Rendering Filters for Controlling Detail and Creating Effects (thesis)
This thesis demonstrates the way in which various methods for controlling detail and creating effects in computer graphics may be unified under the general theme of the rendering filter. Generally stated, such a filter is a passive, stateless operator that acts upon a decomposition of terms in the rendering equation. In the first Part, we present background that motivates this concept, and provides an understanding of the way in which the rendering filter follows logically from existing use in other domains. First, in Chapter 1, we discuss the general and historical use of the term "filter," especially as a useful metaphor that encapsulates various similar operations. We present examples of filters in photography, electronics, imaging and geometry processing. In Chapter 2, we provide background specific to rendering in graphics, examine the process of rendering as inherently related to filtering, and define the rendering filter itself.

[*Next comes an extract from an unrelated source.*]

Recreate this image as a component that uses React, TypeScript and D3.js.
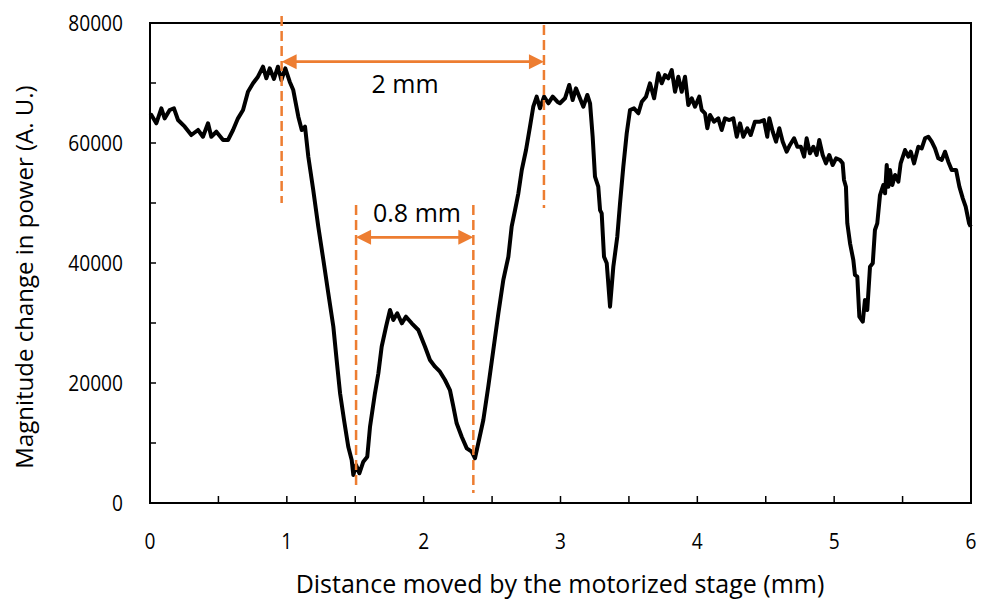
import React, { useEffect } from "react";
import * as d3 from "d3";

const distance: number[] = [
  0.0, 0.01, 0.046, 0.083, 0.107, 0.144, 0.175, 0.205, 0.254, 0.302, 0.351, 0.387, 0.424, 0.448, 0.485,
  0.534, 0.57, 0.607, 0.643, 0.68, 0.716, 0.753, 0.789, 0.826, 0.85, 0.875, 0.906, 0.935, 0.96, 0.989,
  1.021, 1.047, 1.084, 1.109, 1.133, 1.157, 1.193, 1.23, 1.267, 1.303, 1.34, 1.364, 1.389, 1.418, 1.449,
  1.474, 1.486, 1.506, 1.53, 1.559, 1.588, 1.608, 1.644, 1.669, 1.693, 1.725, 1.754, 1.778, 1.807, 1.84,
  1.871, 1.913, 1.961, 2.01, 2.046, 2.083, 2.119, 2.156, 2.192, 2.217, 2.241, 2.278, 2.315, 2.351, 2.375,
  2.399, 2.436, 2.472, 2.509, 2.546, 2.582, 2.619, 2.643, 2.668, 2.692, 2.717, 2.748, 2.777, 2.801, 2.826,
  2.85, 2.88, 2.911, 2.943, 2.977, 2.996, 3.033, 3.064, 3.089, 3.113, 3.142, 3.167, 3.196, 3.216, 3.235,
  3.252, 3.276, 3.289, 3.301, 3.318, 3.338, 3.362, 3.386, 3.415, 3.435, 3.459, 3.484, 3.508, 3.537, 3.569,
  3.594, 3.625, 3.654, 3.684, 3.715, 3.74, 3.764, 3.788, 3.813, 3.837, 3.861, 3.886, 3.91, 3.934, 3.959,
  3.983, 4.014, 4.032, 4.056, 4.073, 4.093, 4.122, 4.153, 4.178, 4.202, 4.234, 4.263, 4.288, 4.312, 4.336,
  4.365, 4.39, 4.421, 4.458, 4.487, 4.511, 4.526, 4.551, 4.575, 4.599, 4.624, 4.653, 4.677, 4.707, 4.731,
  4.756, 4.78, 4.799, 4.823, 4.848, 4.872, 4.891, 4.916, 4.94, 4.964, 4.989, 5.014, 5.043, 5.062, 5.072,
  5.086, 5.096, 5.116, 5.14, 5.152, 5.169, 5.184, 5.209, 5.225, 5.242, 5.262, 5.282, 5.298, 5.315, 5.335,
  5.359, 5.372, 5.384, 5.396, 5.408, 5.425, 5.445, 5.469, 5.486, 5.518, 5.542, 5.56, 5.584, 5.615, 5.64,
  5.664, 5.688, 5.713, 5.737, 5.761, 5.786, 5.81, 5.834, 5.859, 5.891, 5.915, 5.94, 5.961, 5.986, 5.998,
];

const power: number[] = [
  64500, 64670, 63280, 65780, 64110, 65500, 65780, 63830, 62720, 61330, 62170, 61050, 63280, 61050, 61880,
  60500, 60500, 62170, 64110, 65500, 68550, 69950, 71050, 72720, 70780, 72440, 70670, 72720, 70500, 72440,
  70220, 68830, 64380, 62170, 62720, 57720, 52170, 46050, 40500, 34950, 29380, 23830, 18280, 13830, 9380,
  7170, 4670, 6330, 4950, 6880, 7720, 12720, 18280, 21620, 26050, 29380, 32170, 30500, 31620, 29950,
  31050, 29950, 28830, 26050, 23830, 22720, 21880, 20500, 18830, 16050, 13280, 11050, 9110, 8550, 7450,
  9950, 13830, 19380, 25500, 31620, 37170, 41050, 46050, 48830, 51620, 55500, 58830, 62720, 66050, 67720,
  65780, 67720, 66620, 67720, 66880, 66620, 67450, 69670, 67170, 69110, 67450, 66050, 68000, 66620, 61050,
  54380, 52720, 48830, 48280, 41050, 39950, 32720, 39380, 44380, 49950, 56050, 61620, 65500, 65780, 64950,
  66880, 67720, 69950, 67450, 71620, 69950, 71330, 70780, 72170, 68550, 71050, 68550, 71050, 66330, 67450,
  66050, 67720, 65500, 64950, 62450, 64670, 63550, 64110, 62170, 64110, 63830, 64110, 61050, 63280, 61050,
  62450, 61330, 63550, 63550, 63830, 61050, 64110, 61880, 60220, 62450, 60220, 58550, 59670, 60780, 59380,
  59380, 57720, 60780, 58280, 59380, 58000, 60500, 58000, 56610, 58000, 56330, 57450, 57170, 56610, 53830,
  52720, 46610, 43280, 40500, 38000, 37720, 31050, 30220, 33830, 32170, 39380, 39950, 45500, 46610, 51330,
  53000, 51620, 56330, 52720, 55500, 53000, 54670, 53550, 56610, 58830, 57720, 58550, 56610, 59380, 59110,
  60780, 61050, 60220, 59110, 57450, 57170, 58550, 56880, 55500, 55500, 52720, 50780, 49380, 46610, 46050,
];

const xTickLabels: number[] = [0, 1, 2, 3, 4, 5, 6];
const xMinorTicks: number[] = [0, 0.5, 1, 1.5, 2, 2.5, 3, 3.5, 4, 4.5, 5, 5.5, 6];
const yTickLabels: number[] = [0, 20000, 40000, 60000, 80000];
const yMinorTicks: number[] = [0, 10000, 20000, 30000, 40000, 50000, 60000, 70000, 80000];

// Annotations (data units)
const spanLines = [
  { x: 0.962, y0: 81170, y1: 50000 },
  { x: 2.879, y0: 79670, y1: 49170 },
  { x: 1.506, y0: 49670, y1: 2670 },
  { x: 2.363, y0: 49670, y1: 1670 },
];
const arrows = [
  { x0: 0.962, x1: 2.879, y: 73550 },
  { x0: 1.506, x1: 2.363, y: 44280 },
];
const labels = [
  { text: "2 mm", x: 1.864, y: 68330 },
  { text: "0.8 mm", x: 1.951, y: 46880 },
];

const W = 981;
const H = 600;
const M = { left: 150, right: 971, top: 23, bottom: 503 };
const ORANGE = "#ED7D31";
const FONT = "'Open Sans', 'Noto Sans', sans-serif";
const SX = 0.87;

export default function App() {
  useEffect(() => {
    document.body.style.margin = "0";
  }, []);

  const x = d3.scaleLinear().domain([0, 6]).range([M.left, M.right]);
  const y = d3.scaleLinear().domain([0, 80000]).range([M.bottom, M.top]);

  const pts: [number, number][] = distance.map((d, i) => [d, power[i]]);
  const line = d3
    .line<[number, number]>()
    .x((d) => x(d[0]))
    .y((d) => y(d[1]));

  const ah = 15;
  const aw = 7.5;

  return (
    <svg width={W} height={H} style={{ display: "block", background: "#fff" }}>
      <rect
        x={M.left}
        y={M.top}
        width={M.right - M.left}
        height={M.bottom - M.top}
        fill="none"
        stroke="#000"
        strokeWidth={2}
      />
      {xMinorTicks.map((t) => (
        <line key={"xt" + t} x1={x(t)} x2={x(t)} y1={M.bottom} y2={M.bottom - 7} stroke="#000" strokeWidth={1.5} />
      ))}
      {yMinorTicks.map((t) => (
        <line key={"yt" + t} x1={M.left} x2={M.left + 6} y1={y(t)} y2={y(t)} stroke="#000" strokeWidth={1.5} />
      ))}
      {xTickLabels.map((t) => (
        <text
          key={"xl" + t}
          transform={`translate(${x(t)},${M.bottom + 46}) scale(${SX},1)`}
          textAnchor="middle"
          fontFamily={FONT}
          fontSize={22}
          fill="#000"
        >
          {t}
        </text>
      ))}
      {yTickLabels.map((t) => (
        <text
          key={"yl" + t}
          transform={`translate(${M.left - 27},${y(t) + 8}) scale(${SX},1)`}
          textAnchor="end"
          fontFamily={FONT}
          fontSize={22}
          fill="#000"
        >
          {t}
        </text>
      ))}
      <text x={560} y={593} textAnchor="middle" fontFamily={FONT} fontSize={25} fill="#000">
        Distance moved by the motorized stage (mm)
      </text>
      <text
        transform={`translate(33, 277) rotate(-90)`}
        textAnchor="middle"
        fontFamily={FONT}
        fontSize={24}
        fill="#000"
      >
        Magnitude change in power (A. U.)
      </text>

      <path d={line(pts) || ""} fill="none" stroke="#000" strokeWidth={4} strokeLinejoin="round" />

      {spanLines.map((s, i) => (
        <line
          key={"sl" + i}
          x1={x(s.x)}
          x2={x(s.x)}
          y1={y(s.y0)}
          y2={y(s.y1)}
          stroke={ORANGE}
          strokeWidth={2.5}
          strokeDasharray="10,5"
        />
      ))}
      {arrows.map((a, i) => {
        const xa = x(a.x0);
        const xb = x(a.x1);
        const yy = y(a.y);
        return (
          <g key={"ar" + i}>
            <line x1={xa + ah - 1} x2={xb - ah + 1} y1={yy} y2={yy} stroke={ORANGE} strokeWidth={2.75} />
            <polygon points={`${xa},${yy} ${xa + ah},${yy - aw} ${xa + ah},${yy + aw}`} fill={ORANGE} />
            <polygon points={`${xb},${yy} ${xb - ah},${yy - aw} ${xb - ah},${yy + aw}`} fill={ORANGE} />
          </g>
        );
      })}
      {labels.map((l, i) => (
        <text
          key={"lb" + i}
          x={x(l.x)}
          y={y(l.y)}
          textAnchor="middle"
          fontFamily={FONT}
          fontSize={25}
          fill="#000"
        >
          {l.text}
        </text>
      ))}
    </svg>
  );
}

In the second Part, we see the application of these concepts by three specific examples of rendering filters. In addition to demonstrating the utility of the methods themselves, we show how these distinct algorithms are unified by the underlying rendering filter framework. In Chapter 3, we show various ways in which artists use "abstract," or otherwise unrealistic shadows to achieve compositional purposes; to allow similar control in real-time graphics, we present the stylized shadow filter.
This filter accepts an intuitive set of controls, with which it converts an accurate shadow into a stylized shadow, and simulates many of the same artistic effects. Importantly, we present an algorithmic framework sufficiently efficient for real-time, interactive rendering. In Chapter 4, we present the subtractive shadow filter, which derives from the principle that rather than adding unshadowed light contributions from multiple lights in the scene to produce a shadowed result, we rather subtract extraneous light from an unshadowed rendering. By doing so, we enable user control over shadow level-of-detail in a progressive and flexible manner, so as to achieve a time/quality tradeoff over rendering, analogous to existing filtering techniques for other domains.
In Chapter 5, we focus on improving the quality of realistic light transport through the path-density filter, which removes outlier points that degrade the quality of the scene. Their removal leads to significant improvement in rendering quality while retaining plausibility of the result. These particular filters serve as specific examples of rendering filter in practice, but by no means constitute the limit of what may be achieved according to this framework. It is hoped that by introducing these concepts we may stimulate the subsequent development of many additional methods.